German interior minister mulls cutting Hungarian EU funding

German Minister of State for European Affairs Michael Roth during an European General Affairs Council in Brussels, Belgium, 10 December 2019. [EPA-EFE/OLIVIER HOSLET]

German Interior Minister Horst Seehofer has said that the country is mulling cutting Hungary’s EU funding, saying the move would send the right signal on the bloc’s stance on Hungary’s recent paedophile law that discriminates against the LGBTQI+,” he told Augsburger Allgemeine.

The new Hungarian law bans the “portrayal and promotion” of homosexuality and trans identity in schools, media content and adverts aimed at under-18s.

Asked if the EU should use the conditionality mechanism that ties EU funding to the rule of law, the conservative politician said in the interview with the German newspaper: “We have to stand up for European values with determination. This can happen in different ways.”

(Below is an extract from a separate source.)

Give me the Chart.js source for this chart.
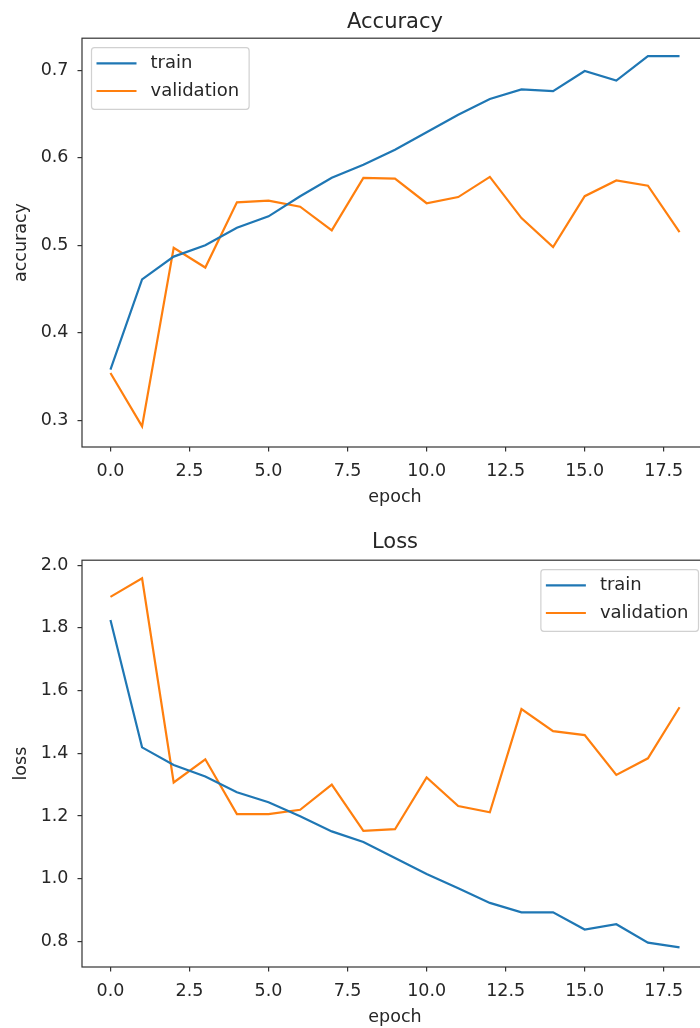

“I think cutting EU funding is one way to show that we are not standing idly by,” he added.

Seehofer’s remarks come as a surprise, as the Bavarian politician has long been seen as a supporter of the Hungarian prime minister in the European People’s Party (EPP).

Hungarian PM Viktor Orbán’s Fidesz party left the EPP this spring after years of disagreements with the conservative group. Seehofer said that “Orbán went too far with this law. It violates core values ​​of the European Union. We cannot and will not accept that.”

Nevertheless, echoing previous remarks from Commission spokespeople, the EU’s executive values and transparency chief, Věra Jourová, said on Wednesday the law “won’t trigger the EU’s rule of law mechanism, as these scenarios are not in the regulation,” Euronews reported.

The European Commission does not see the LGBTIQ+ provisions as falling within the scope of the legal tool, which foresees measures for cases where rule of law breaches “affect or seriously risk affecting the sound financial management of the Union budget or the protection of the financial interests of the Union in a sufficiently direct way.”